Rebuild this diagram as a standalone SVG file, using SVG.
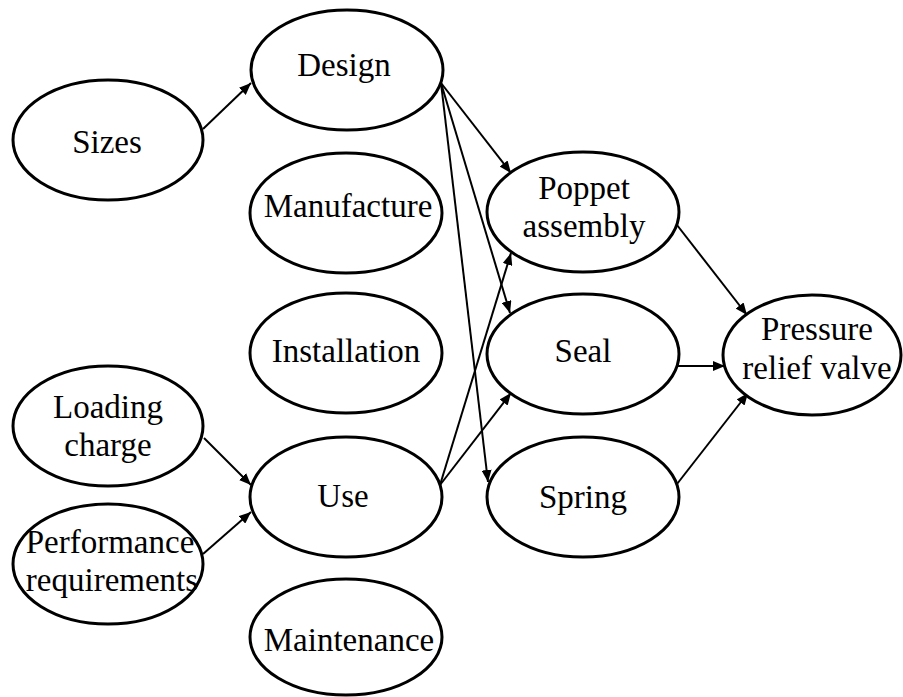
<svg xmlns="http://www.w3.org/2000/svg" width="903" height="697" viewBox="0 0 903 697">
<style>
.n ellipse{fill:#fff;stroke:#000;stroke-width:3}
.n text{font-family:'Liberation Serif','Times New Roman',serif;font-size:33px;fill:#000;text-anchor:middle}
.c line{stroke:#000;stroke-width:2;marker-end:url(#ah)}
</style>
<defs>
<marker id="ah" markerUnits="userSpaceOnUse" markerWidth="12" markerHeight="10" refX="12" refY="5" orient="auto">
<path d="M0,0 L12,5 L0,10 Z" fill="#000"/>
</marker>
</defs>
<rect width="903" height="697" fill="#fff"/>
<g class="c" id="connectors">
<line x1="203" y1="129" x2="251" y2="83"/>
<line x1="441" y1="83" x2="511" y2="173"/>
<line x1="441" y1="83" x2="510" y2="313"/>
<line x1="441" y1="83" x2="488" y2="482"/>
<line x1="440" y1="485" x2="511" y2="253"/>
<line x1="440" y1="485" x2="511" y2="393"/>
<line x1="204" y1="438" x2="251" y2="485"/>
<line x1="203" y1="554" x2="251" y2="512"/>
<line x1="677" y1="225" x2="747" y2="315"/>
<line x1="678" y1="366" x2="725" y2="366"/>
<line x1="677" y1="484" x2="748" y2="393"/>
</g>
<g class="n" id="sizes"><ellipse cx="108" cy="140" rx="95" ry="60"/><text x="107" y="153">Sizes</text></g>
<g class="n" id="design"><ellipse cx="347" cy="70" rx="96" ry="60"/><text x="344" y="76">Design</text></g>
<g class="n" id="manufacture"><ellipse cx="346" cy="213" rx="96" ry="60"/><text x="348" y="217">Manufacture</text></g>
<g class="n" id="installation"><ellipse cx="346" cy="353" rx="96" ry="60"/><text x="346" y="362">Installation</text></g>
<g class="n" id="use"><ellipse cx="346" cy="497" rx="96" ry="60"/><text x="343" y="507">Use</text></g>
<g class="n" id="maintenance"><ellipse cx="346" cy="637" rx="96" ry="58"/><text x="349" y="651">Maintenance</text></g>
<g class="n" id="loading"><ellipse cx="108" cy="426" rx="95" ry="60"/><text x="108" y="418">Loading</text><text x="108" y="456">charge</text></g>
<g class="n" id="performance"><ellipse cx="108" cy="564" rx="95" ry="60"/><text x="110" y="553">Performance</text><text x="112" y="591">requirements</text></g>
<g class="n" id="poppet"><ellipse cx="583" cy="212" rx="96" ry="60"/><text x="584" y="199">Poppet</text><text x="584" y="237">assembly</text></g>
<g class="n" id="seal"><ellipse cx="583" cy="354" rx="96" ry="60"/><text x="583" y="362">Seal</text></g>
<g class="n" id="spring"><ellipse cx="583" cy="497" rx="96" ry="60"/><text x="583" y="508">Spring</text></g>
<g class="n" id="prv"><ellipse cx="812" cy="355" rx="89" ry="60"/><text x="817" y="340">Pressure</text><text x="817" y="379">relief valve</text></g>
</svg>
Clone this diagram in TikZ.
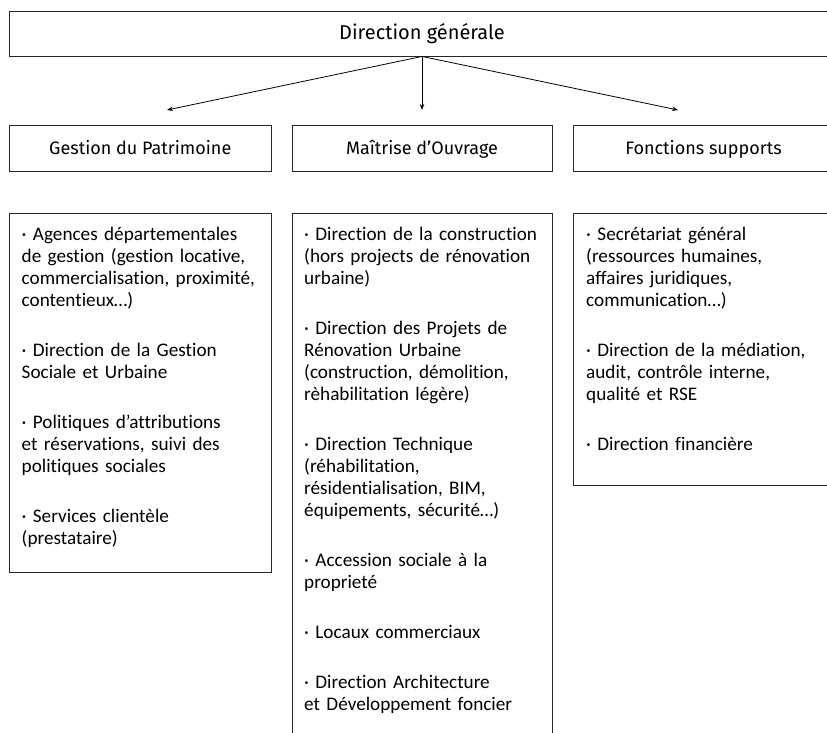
\documentclass[tikz,border=0pt]{standalone}
\usepackage{fontspec}
\setmainfont{Carlito}[Ligatures={NoCommon,NoContextual}]
\newfontfamily\headfont{Fira Sans}
\usetikzlibrary{arrows.meta}
\begin{document}
\begin{tikzpicture}[x=1pt,y=-1pt,
  box/.style={draw=black!85, line width=0.9pt, inner sep=0pt},
  toph/.style={font=\headfont\fontsize{20}{22}\selectfont, text height=13pt, text depth=0pt},
  head/.style={font=\headfont\fontsize{18}{22}\selectfont, text height=12pt, text depth=0pt},
  body/.style={font=\fontsize{19.2}{22}\selectfont, align=left, text width=250pt, inner sep=0pt, anchor=north west},
  conn/.style={-{Stealth[length=6pt,width=4.5pt]}, line width=0.8pt}
]
\useasboundingbox (0,0) rectangle (827,733);
\clip (0,0) rectangle (827,733);
\fill[white] (0,0) rectangle (827,733);

\node[box, minimum width=826pt, minimum height=45pt, toph] (dg) at (422,33.5) {Direction générale};

\node[box, minimum width=261.5pt, minimum height=46pt, head] (gp) at (140.25,148) {Gestion du Patrimoine};
\node[box, minimum width=260pt, minimum height=46pt, head] (mo) at (422,148) {Maîtrise d’Ouvrage};
\node[box, minimum width=260pt, minimum height=46pt, head] (fs) at (703.5,148) {Fonctions supports};

\coordinate (a1) at (167,110);
\coordinate (a2) at (422,110);
\coordinate (a3) at (678,110);
\draw[conn] (dg.south) -- (a1);
\draw[conn] (dg.south) -- (a2);
\draw[conn] (dg.south) -- (a3);

\node[box, minimum width=261.5pt, minimum height=359pt] (gpc) at (140.25,392.5) {};
\node[box, minimum width=260pt, minimum height=547pt] (moc) at (422,486.5) {};
\node[box, minimum width=260pt, minimum height=272pt] (fsc) at (703.75,349) {};

\node[body] (gpt) at (21.5,227) {·~Agences départementales\\
de gestion (gestion locative,\\
commercialisation, proximité,\\
contentieux…)\\[28pt]
·~Direction de la Gestion\\
Sociale et Urbaine\\[28pt]
·~Politiques d’attributions\\
et réservations, suivi des\\
politiques sociales\\[28pt]
·~Services clientèle\\
(prestataire)};

\node[body] (mot) at (304,227) {·~Direction de la construction\\
(hors projects de rénovation\\
urbaine)\\[28pt]
·~Direction des Projets de\\
Rénovation Urbaine\\
(construction, démolition,\\
rèhabilitation légère)\\[28pt]
·~Direction Technique\\
(réhabilitation,\\
résidentialisation, BIM,\\
équipements, sécurité…)\\[28pt]
·~Accession sociale à la\\
proprieté\\[28pt]
·~Locaux commerciaux\\[28pt]
·~Direction Architecture\\
et Développement foncier};

\node[body] (fst) at (586,227) {·~Secrétariat général\\
(ressources humaines,\\
affaires juridiques,\\
communication…)\\[28pt]
·~Direction de la médiation,\\
audit, contrôle interne,\\
qualité et RSE\\[28pt]
·~Direction financière};
\end{tikzpicture}
\end{document}
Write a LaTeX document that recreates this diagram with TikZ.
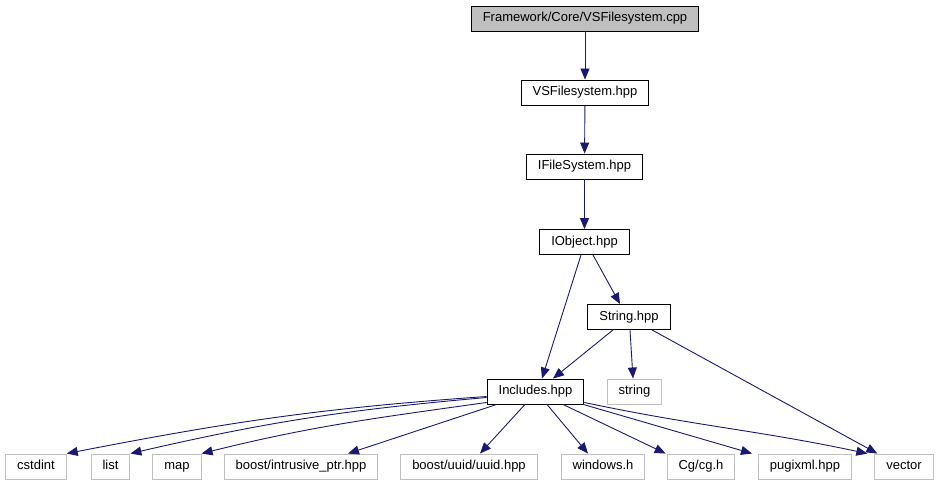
\documentclass[tikz,border=0pt]{standalone}
\usepackage{fontspec}
\setmainfont{Liberation Sans}
\usetikzlibrary{arrows.meta}

\definecolor{edgeblue}{HTML}{191970}
\definecolor{boxgray}{HTML}{BFBFBF}

\begin{document}
\begin{tikzpicture}[
    x=1pt, y=1pt,
    font=\fontsize{13pt}{15pt}\selectfont,
    file/.style  = {draw=black, line width=0.9pt, inner xsep=11.5pt, inner ysep=0pt,
                    minimum height=25pt, text height=9.5pt, text depth=2.8pt},
    root/.style  = {file, fill=boxgray},
    ext/.style   = {file, draw=boxgray},
    arrow/.style = {-{Triangle[length=11pt, width=9pt]}, draw=edgeblue, line width=0.9pt}
]
\useasboundingbox (0,0) rectangle (937,485);

%% ── Cadena principal ────────────────────────────────────────────────────────
\node[root] (cpp)  at (585,466.5)   {Framework/Core/VSFilesystem.cpp};
\node[file] (vsfs) at (585,392.5)   {VSFilesystem.hpp};
\node[file] (ifs)  at (584.5,318.5) {IFileSystem.hpp};
\node[file] (iobj) at (584.5,243)   {IObject.hpp};
\node[file] (strh) at (629,168)     {String.hpp};
\node[file] (inc)  at (535.5,93.5)  {Includes.hpp};
\node[ext]  (strstd) at (634.5,93.5) {string};

%% ── Cabeceras externas ──────────────────────────────────────────────────────
\node[ext] (cstd)  at (36,18.5)  {cstdint};
\node[ext] (lst)   at (110.5,18.5) {list};
\node[ext] (mp)    at (177,18.5) {map};
\node[ext] (intr)  at (301,18.5) {boost/intrusive\_ptr.hpp};
\node[ext] (uuid)  at (469,18.5) {boost/uuid/uuid.hpp};
\node[ext] (win)   at (603,18.5) {windows.h};
\node[ext] (cg)    at (701,18.5) {Cg/cg.h};
\node[ext] (pxml)  at (805,18.5) {pugixml.hpp};
\node[ext] (vec)   at (904,18.5) {vector};

%% ── Dependencias ────────────────────────────────────────────────────────────
\draw[arrow] (cpp) -- (vsfs);
\draw[arrow] (vsfs) -- (ifs);
\draw[arrow] (ifs) -- (iobj);
\draw[arrow] ([xshift=-3.5pt]iobj.south) -- ([xshift=6.5pt]inc.north);
\draw[arrow] ([xshift=8.5pt]iobj.south) -- ([xshift=-9pt]strh.north);
\draw[arrow] ([xshift=-16pt]strh.south) -- ([xshift=17.5pt]inc.north);
\draw[arrow] ([xshift=1pt]strh.south) -- ([xshift=-1.5pt]strstd.north);
\draw[arrow] ([xshift=23pt]strh.south) -- ([xshift=3pt]vec.north west);

\draw[arrow] ([yshift=-5pt]inc.west) to[out=184, in=11] (cstd.north east);
\draw[arrow] ([yshift=-6pt]inc.west) to[out=185, in=13] (lst.north east);
\draw[arrow] ([yshift=2pt]inc.south west) to[out=188, in=14] (mp.north east);
\draw[arrow] ([xshift=10pt]inc.south west) -- ([xshift=47pt]intr.north);
\draw[arrow] ([xshift=-10.5pt]inc.south) -- ([xshift=11pt]uuid.north);
\draw[arrow] ([xshift=11.5pt]inc.south) -- ([xshift=-15pt]win.north);
\draw[arrow] ([xshift=27.5pt]inc.south) -- ([xshift=-1pt]cg.north west);
\draw[arrow] ([xshift=-1pt]inc.south east) -- ([xshift=-6pt]pxml.north west);
\draw[arrow] ([yshift=2pt]inc.south east) to[out=-12, in=168] ([xshift=-7pt]vec.north west);

\end{tikzpicture}
\end{document}
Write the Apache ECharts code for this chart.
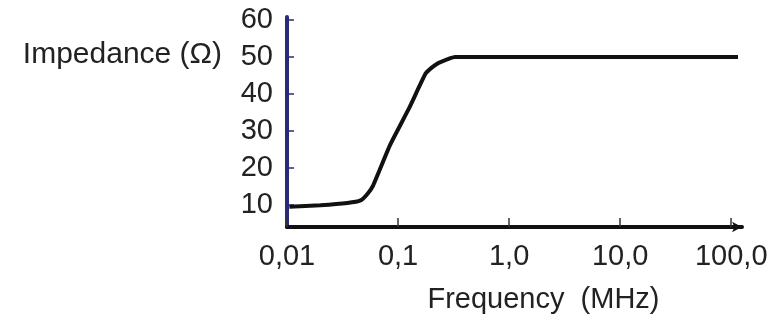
<!DOCTYPE html>
<html>
<head>
<meta charset="utf-8">
<script src="https://cdn.jsdelivr.net/npm/echarts@6/dist/echarts.min.js"></script>
<style>
  html, body { margin: 0; padding: 0; background: #fff; }
  #chart { width: 782px; height: 330px; }
</style>
</head>
<body>
<div id="chart"></div>
<script>
// frequency (MHz) and impedance (ohm)
var freq = [0.0105, 0.02, 0.035, 0.046, 0.0525, 0.0596, 0.0848, 0.126, 0.177, 0.205, 0.232, 0.327, 1, 10, 115];
var impedance = [9.5, 9.9, 10.5, 11.2, 12.8, 15.2, 26.2, 36.2, 45.5, 47.3, 48.4, 50, 50, 50, 50];
var xTicks = [0.01, 0.1, 1, 10, 100];
var xTickLabels = ['0,01', '0,1', '1,0', '10,0', '100,0'];
var yTicks = [10, 20, 30, 40, 50, 60];

var data = [];
for (var i = 0; i < freq.length; i++) {
  data.push([freq[i], impedance[i]]);
}

var ec = echarts.init(document.getElementById('chart'));
ec.setOption({
  animation: false,
  grid: {
    left: 287,
    right: 40,
    top: 17,
    bottom: 103
  },
  xAxis: {
    type: 'log',
    logBase: 10,
    min: 0.01,
    max: 125,
    name: 'Frequency  (MHz)',
    nameLocation: 'middle',
    nameGap: 58,
    nameTextStyle: {
      fontFamily: 'Liberation Sans',
      fontSize: 29,
      color: '#222',
      padding: [0, 0, 0, 58]
    },
    axisLine: {
      onZero: false,
      symbol: ['none', 'arrow'],
      symbolSize: [8, 10],
      lineStyle: { color: '#111', width: 4 }
    },
    axisTick: {
      inside: true,
      length: 9,
      customValues: xTicks,
      lineStyle: { color: '#333', width: 1.5 }
    },
    axisLabel: {
      customValues: xTicks,
      margin: 15,
      fontFamily: 'Liberation Sans',
      fontSize: 29,
      color: '#222',
      formatter: function (v) {
        var k = xTicks.indexOf(v);
        return k >= 0 ? xTickLabels[k] : '';
      }
    },
    splitLine: { show: false }
  },
  yAxis: {
    type: 'value',
    min: 4,
    max: 60.8,
    name: 'Impedance (Ω)',
    nameLocation: 'end',
    nameGap: -38,
    nameTextStyle: {
      fontFamily: 'Liberation Sans',
      fontSize: 30,
      color: '#222',
      align: 'right',
      verticalAlign: 'middle',
      padding: [0, 65, 0, 0]
    },
    axisLine: {
      show: true,
      lineStyle: { color: '#2a2a78', width: 4 }
    },
    axisTick: {
      show: true,
      inside: true,
      length: 7,
      customValues: yTicks,
      lineStyle: { color: '#2a2a78', width: 1.5 }
    },
    axisLabel: {
      customValues: yTicks,
      margin: 14,
      fontFamily: 'Liberation Sans',
      fontSize: 29,
      color: '#222'
    },
    splitLine: { show: false }
  },
  series: [{
    type: 'line',
    data: data,
    smooth: 0.15,
    showSymbol: false,
    clip: false,
    lineStyle: { color: '#111', width: 4 }
  }]
});
</script>
</body>
</html>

==================================================

Pull every line containing "this" out of the records.

> _Exercise result_
Rebuild this diagram as a standalone SVG file, using SVG.
Clone this diagram in TikZ.
Write a LaTeX document that recreates this diagram with TikZ.
Write the Apache ECharts code for this chart.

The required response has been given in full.